### GIVEN INSTRUCTION:
Shown below is a listing with pictures; reproduce exactly, and only, the lines between the ones containing "Emit a web page that matches this image, drawn with D3.js." and "var fmt = function(d)", inclusive, leaving the pictures out.

---

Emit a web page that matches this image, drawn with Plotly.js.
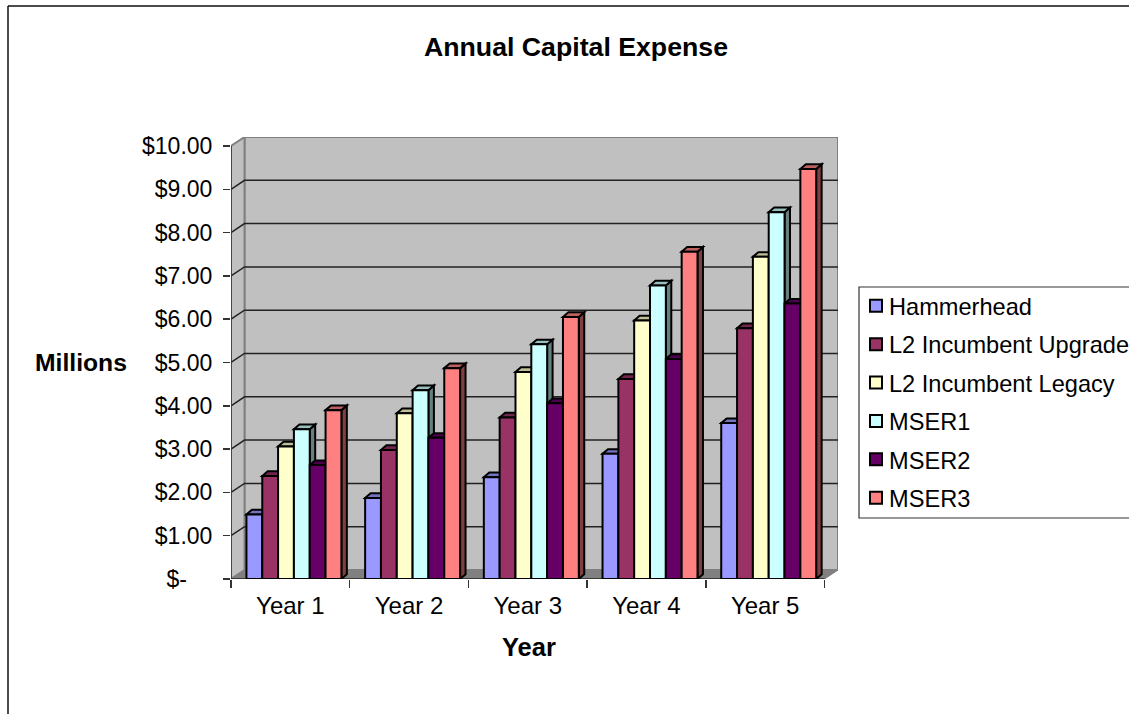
<!DOCTYPE html>
<html>
<head>
<meta charset="utf-8">
<script src="https://cdn.plot.ly/plotly-3.0.1.min.js"></script>
<style>
html,body{margin:0;padding:0;background:#fff;overflow:hidden}
/* Pull the legend swatches closer to their labels */
.legend .legendpoints{transform:translateX(7px)}
</style>
</head>
<body>
<div id="chart" style="width:1129px;height:714px"></div>
<script>
// Annual capital expense per design option, in millions of dollars
const years = ['Year 1', 'Year 2', 'Year 3', 'Year 4', 'Year 5'];
const hammerhead = [1.49, 1.87, 2.35, 2.89, 3.60];
const l2Upgrade = [2.38, 2.98, 3.73, 4.62, 5.79];
const l2Legacy = [3.06, 3.83, 4.78, 5.97, 7.44];
const mser1 = [3.46, 4.36, 5.42, 6.78, 8.47];
const mser2 = [2.63, 3.26, 4.06, 5.08, 6.36];
const mser3 = [3.90, 4.87, 6.05, 7.56, 9.47];
const yTickValues = [0, 1, 2, 3, 4, 5, 6, 7, 8, 9, 10];
const yTickLabels = ['$-\u00a0\u00a0\u00a0\u00a0', '$1.00', '$2.00', '$3.00', '$4.00', '$5.00', '$6.00', '$7.00', '$8.00', '$9.00', '$10.00'];

const seriesList = [
  {name: 'Hammerhead', values: hammerhead, front: '#9999FF', top: '#7373BF', side: '#4D4D80'},
  {name: 'L2 Incumbent Upgrade', values: l2Upgrade, front: '#993366', top: '#73264D', side: '#4D1A33'},
  {name: 'L2 Incumbent Legacy', values: l2Legacy, front: '#FFFFCC', top: '#BFBF99', side: '#808066'},
  {name: 'MSER1', values: mser1, front: '#CCFFFF', top: '#99BFBF', side: '#668080'},
  {name: 'MSER2', values: mser2, front: '#660066', top: '#4D004D', side: '#330033'},
  {name: 'MSER3', values: mser3, front: '#FF8080', top: '#BF6060', side: '#804040'}
];

// Pseudo-3D depth of the walls and of the bars, in axis units
const wallDx = 0.1137, wallDy = 0.208;
const barDx = 0.046, barDy = 0.108;
const xMax = 5 + wallDx, yMax = 10 + wallDy;
const groupOffset = 0.53, groupWidth = 0.8;

const poly = pts => 'M' + pts.map(p => p[0] + ',' + p[1]).join('L') + 'Z';
const dataShape = (path, fill, color, width, layer) => ({
  type: 'path', xref: 'x', yref: 'y', path, fillcolor: fill || 'rgba(0,0,0,0)',
  line: {color, width}, layer: layer || 'below'
});

const shapes = [];
// Back wall, side wall and floor
shapes.push(dataShape(poly([[wallDx, wallDy], [xMax, wallDy], [xMax, yMax], [wallDx, yMax]]), '#C0C0C0', '#808080', 2));
shapes.push(dataShape(poly([[0, 0], [wallDx, wallDy], [wallDx, yMax], [0, 10]]), '#C0C0C0', '#808080', 2));
// Gridlines wrap from the side wall across the back wall
yTickValues.slice(1, -1).forEach(v => {
  shapes.push(dataShape(`M0,${v}L${wallDx},${v + wallDy}L${xMax},${v + wallDy}`, null, '#222222', 1.5));
});
shapes.push(dataShape(poly([[0, 0], [wallDx, wallDy], [xMax, wallDy], [5, 0]]), '#808080', '#808080', 1));
// Axis lines in the front plane
shapes.push(dataShape('M0,0L0,10', null, '#333333', 1.5));
shapes.push(dataShape('M0,0L5,0', null, '#222222', 1.5));

// Side faces go first so that top faces and the bar fronts sit over them
const faces = {side: [], top: []};
seriesList.forEach((s, j) => {
  s.values.forEach((v, i) => {
    const left = i + groupOffset - groupWidth / 2 + j * groupWidth / seriesList.length;
    const right = left + groupWidth / seriesList.length;
    faces.side.push(dataShape(poly([[right, 0], [right + barDx, barDy], [right + barDx, v + barDy], [right, v]]), s.side, '#000000', 2));
    faces.top.push(dataShape(poly([[left, v], [left + barDx, v + barDy], [right + barDx, v + barDy], [right, v]]), s.top, '#000000', 2));
  });
});
shapes.push(...faces.side, ...faces.top);

// Outer frame of the chart area
shapes.push({type: 'line', xref: 'paper', yref: 'paper', x0: -223 / 607, x1: 900 / 607 + 0.1, y0: 131 / 442 + 1, y1: 131 / 442 + 1, line: {color: '#111111', width: 1.5}, layer: 'above'});
shapes.push({type: 'line', xref: 'paper', yref: 'paper', x0: -223 / 607, x1: -223 / 607, y0: 131 / 442 + 1, y1: -140 / 442, line: {color: '#111111', width: 1.5}, layer: 'above'});

const traces = seriesList.map(s => ({
  type: 'bar',
  name: s.name,
  legendgroup: s.name,
  x: years.map((_, i) => i + groupOffset),
  y: s.values,
  marker: {color: s.front, line: {color: '#000000', width: 2}}
}));

const font = 'Liberation Sans, Arial, sans-serif';
const layout = {
  width: 1129,
  height: 714,
  margin: {l: 231, t: 137, r: 291, b: 135, pad: 0, autoexpand: false},
  paper_bgcolor: '#FFFFFF',
  plot_bgcolor: 'rgba(0,0,0,0)',
  barmode: 'group',
  bargap: 1 - groupWidth,
  bargroupgap: 0,
  showlegend: true,
  font: {family: font, color: '#000000', size: 23},
  title: {text: '<b>Annual Capital Expense</b>', x: 576 / 1129, xanchor: 'center', y: 1 - 47 / 714, yanchor: 'middle', font: {size: 26.7, family: font}},
  xaxis: {
    range: [0, xMax], showgrid: false, zeroline: false, showline: false,
    tickmode: 'array', tickvals: years.map((_, i) => i + 0.5), ticktext: years,
    ticks: '', ticklabelstandoff: 10,
    tickfont: {size: 24},
    minor: {tickmode: 'linear', tick0: 0, dtick: 1, ticks: 'outside', ticklen: 8, tickwidth: 1.5, tickcolor: '#333333', showgrid: false}
  },
  yaxis: {
    range: [0, yMax], showgrid: false, zeroline: false, showline: false,
    tickmode: 'array', tickvals: yTickValues, ticktext: yTickLabels,
    ticks: 'outside', ticklen: 7, tickwidth: 1.5, tickcolor: '#333333',
    ticklabelstandoff: 6, tickfont: {size: 23}
  },
  legend: {
    x: (849 - 231) / 607, y: 1 - (284 - 137) / 442, xanchor: 'left', yanchor: 'top',
    bgcolor: 'rgba(0,0,0,0)', borderwidth: 0, traceorder: 'grouped',
    tracegroupgap: 4.7, font: {size: 23.6, family: font}
  },
  annotations: [{
    text: '<b>Millions</b>', xref: 'paper', yref: 'paper', showarrow: false,
    x: -198 / 607, xanchor: 'left', y: 1 - (362 - 137) / 442, yanchor: 'middle',
    font: {size: 24.7, family: font}
  }, {
    text: '<b>Year</b>', xref: 'x', yref: 'paper', showarrow: false,
    x: 2.51, xanchor: 'center', y: 1 - (647 - 137) / 442, yanchor: 'middle',
    font: {size: 25.5, family: font}
  }]
};

// Legend frame runs past the right edge of the page
shapes.push({type: 'rect', xref: 'paper', yref: 'paper', x0: (859 - 231) / 607, x1: (1160 - 231) / 607, y0: 1 - (518 - 137) / 442, y1: 1 - (287 - 137) / 442, line: {color: '#333333', width: 1.2}, fillcolor: '#FFFFFF', layer: 'below'});
layout.shapes = shapes;

Plotly.newPlot('chart', traces, layout, {displayModeBar: false, staticPlot: true});
</script>
</body>
</html>
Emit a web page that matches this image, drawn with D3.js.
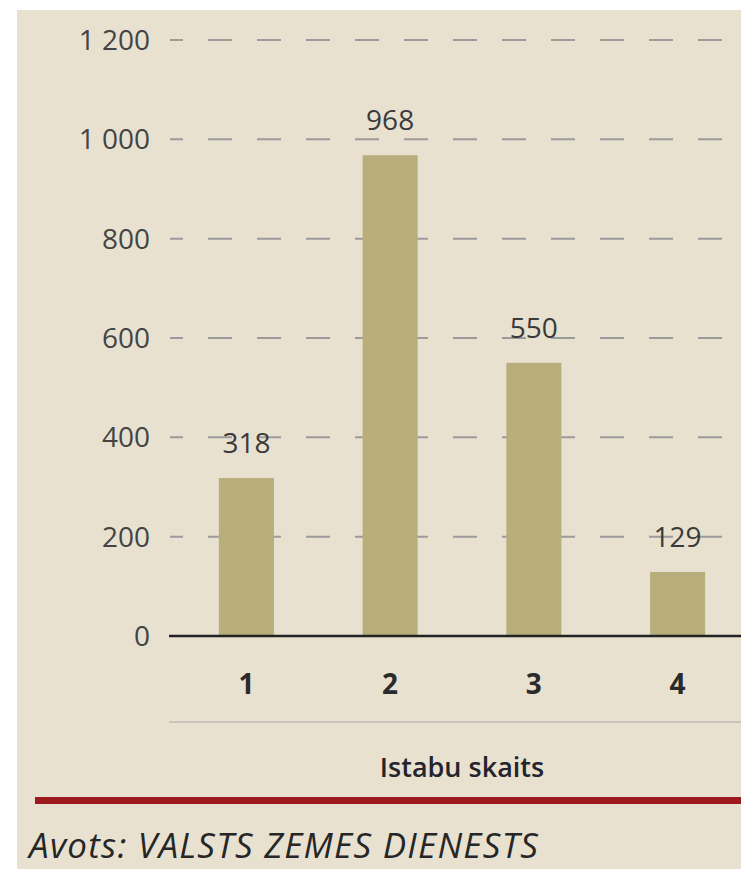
<!DOCTYPE html>
<html>
<head>
<meta charset="utf-8">
<script src="https://d3js.org/d3.v7.min.js"></script>
<style>
  body { margin: 0; background: #fff; }
  svg { display: block; }
  text { font-family: "Open Sans", "Noto Sans", sans-serif; }
</style>
</head>
<body>
<div id="chart"></div>
<script>
// istabu skaits -> skaits
var categories = ["1", "2", "3", "4"]
var values = [318, 968, 550, 129]
var yTicks = [0, 200, 400, 600, 800, 1000, 1200]
var xTitle = "Istabu skaits"
var source = "Avots: VALSTS ZEMES DIENESTS"

var W = 741, H = 869

var svg = d3.select("#chart").append("svg")
            .attr("width", W)
            .attr("height", H)

// beige panel
svg.append("rect")
   .attr("x", 17).attr("y", 10)
   .attr("width", W - 17).attr("height", H - 10)
   .attr("fill", "#e8e1d0")

var y = d3.scaleLinear().domain([0, 1200]).range([636, 40])
var x = d3.scaleBand().domain(categories).range([170, 754])
          .paddingInner(0.617).paddingOuter(0.34)

var fmt = function(d) { return d3.format(",")(d).replace(/,/g, " ") }

// dashed gridlines
svg.append("g").selectAll("line")
   .data(yTicks.filter(function(d) { return d > 0 }))
   .enter().append("line")
   .attr("x1", 170).attr("x2", W)
   .attr("y1", function(d) { return y(d) })
   .attr("y2", function(d) { return y(d) })
   .attr("stroke", "#9d9a9c")
   .attr("stroke-width", 2)
   .attr("stroke-dasharray", "24,25")
   .attr("stroke-dashoffset", 11)

// y tick labels
svg.append("g").selectAll("text")
   .data(yTicks)
   .enter().append("text")
   .attr("x", 150)
   .attr("y", function(d) { return y(d) })
   .attr("dy", "0.36em")
   .attr("text-anchor", "end")
   .attr("font-size", 28)
   .attr("fill", "#444")
   .text(fmt)

// bars
svg.append("g").selectAll("rect")
   .data(values)
   .enter().append("rect")
   .attr("x", function(d, i) { return x(categories[i]) })
   .attr("width", x.bandwidth())
   .attr("y", function(d) { return y(d) })
   .attr("height", function(d) { return y(0) - y(d) })
   .attr("fill", "#b8ae7b")

// value labels
svg.append("g").selectAll("text")
   .data(values)
   .enter().append("text")
   .attr("x", function(d, i) { return x(categories[i]) + x.bandwidth() / 2 })
   .attr("y", function(d) { return y(d) - 25 })
   .attr("text-anchor", "middle")
   .attr("font-size", 28)
   .attr("fill", "#3a3a3a")
   .text(function(d) { return d })

// baseline
svg.append("line")
   .attr("x1", 169).attr("x2", W)
   .attr("y1", y(0)).attr("y2", y(0))
   .attr("stroke", "#222")
   .attr("stroke-width", 2.5)

// x labels
svg.append("g").selectAll("text")
   .data(categories)
   .enter().append("text")
   .attr("x", function(d) { return x(d) + x.bandwidth() / 2 })
   .attr("y", 694)
   .attr("text-anchor", "middle")
   .attr("font-size", 28)
   .attr("font-weight", 700)
   .attr("fill", "#2a2a2a")
   .text(function(d) { return d })

// light separator
svg.append("line")
   .attr("x1", 169).attr("x2", W)
   .attr("y1", 722).attr("y2", 722)
   .attr("stroke", "#c9c5bc")
   .attr("stroke-width", 2)

svg.append("text")
   .attr("x", 462).attr("y", 777)
   .attr("text-anchor", "middle")
   .attr("font-size", 27)
   .attr("font-weight", 600)
   .attr("fill", "#24242c")
   .text(xTitle)

// red rule
svg.append("rect")
   .attr("x", 35).attr("y", 797)
   .attr("width", W - 35).attr("height", 7)
   .attr("fill", "#9c1a1d")

svg.append("text")
   .attr("x", 29).attr("y", 858)
   .attr("font-size", 35)
   .attr("font-style", "italic")
   .attr("fill", "#262626")
   .attr("textLength", 509)
   .attr("lengthAdjust", "spacing")
   .text(source)
</script>
</body>
</html>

---

### COMPLETE OUTPUT:
Emit a web page that matches this image, drawn with D3.js.
<!DOCTYPE html>
<html>
<head>
<meta charset="utf-8">
<script src="https://d3js.org/d3.v7.min.js"></script>
<style>
  body { margin: 0; background: #fff; }
  svg { display: block; }
  text { font-family: "Open Sans", "Noto Sans", sans-serif; }
</style>
</head>
<body>
<div id="chart"></div>
<script>
// istabu skaits -> skaits
var categories = ["1", "2", "3", "4"]
var values = [318, 968, 550, 129]
var yTicks = [0, 200, 400, 600, 800, 1000, 1200]
var xTitle = "Istabu skaits"
var source = "Avots: VALSTS ZEMES DIENESTS"

var W = 741, H = 869

var svg = d3.select("#chart").append("svg")
            .attr("width", W)
            .attr("height", H)

// beige panel
svg.append("rect")
   .attr("x", 17).attr("y", 10)
   .attr("width", W - 17).attr("height", H - 10)
   .attr("fill", "#e8e1d0")

var y = d3.scaleLinear().domain([0, 1200]).range([636, 40])
var x = d3.scaleBand().domain(categories).range([170, 754])
          .paddingInner(0.617).paddingOuter(0.34)

var fmt = function(d) { return d3.format(",")(d).replace(/,/g, " ") }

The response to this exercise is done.